A Broker Snuffs Out a Merrill Lynch Career

August 28, 2020

by Howard Haykin

 

 

Throughout his 29 years with Merrill Lynch, the broker maintained a clean disciplinary record, dotting every ‘i’ and crossing every ‘t’.  But with just a single screw-up – while accommodating customers – he snuffed out his career and got hit with a $5K fine and a 45-day suspension.

 

 

In May 2019, the Houston-based broker violated a Merrill Lynch policy that prohibited brokers from signing a customer's name or copying-and-pasting a previous signature on any document, even if the customer authorized the false signature.

 

Three of his customers, all beneficiaries of their deceased parents’ IRAs, requested distributions of their inherited shares of the IRAs. To accommodate the customers’ requests and expedite the distributions, the broker suggested and got the customers' permission to have him copy their signatures from other account documents and paste those copied signatures onto Letter of Assignment of Estate forms.

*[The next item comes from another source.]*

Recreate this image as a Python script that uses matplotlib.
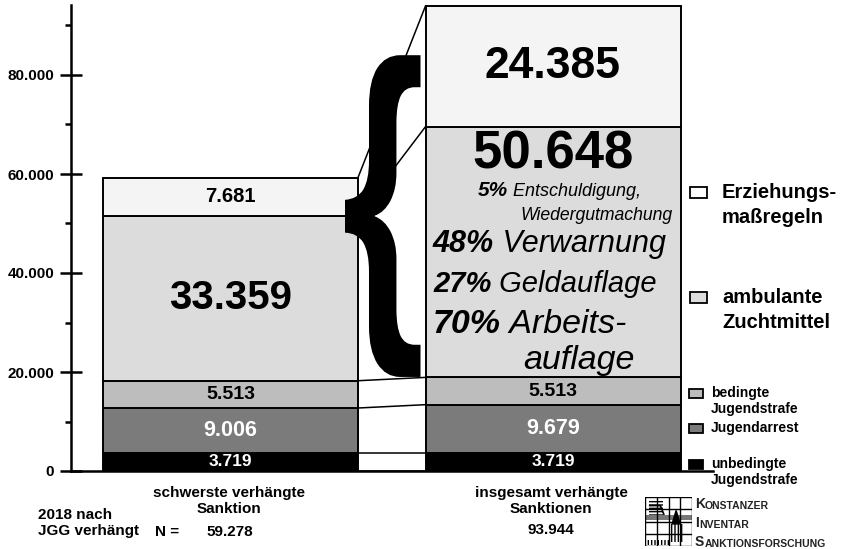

However, one month later, Merrill Lynch learned that the broker had violated its restrictive policy and it promptly discharged the broker.

 

 

RISK V. REWARD.    Perhaps Merrill Lynch over-reacted to the broker’s violative conduct, and should have 'cut him some slack' in deference to his 29 years of service. But the firm discharged the broker and, in doing so, not only snuffed out his career but flagged his violative conduct to FINRA. The securities regulator, in turn, issued its own sanctions for the broker's violations.   

 

This case points out the high price that brokers face when they knowingly, foolishly and unnecessarily violate firm policies and industry rules. CUT AND PASTE?  Take a Pass, because 'haste does make waste'.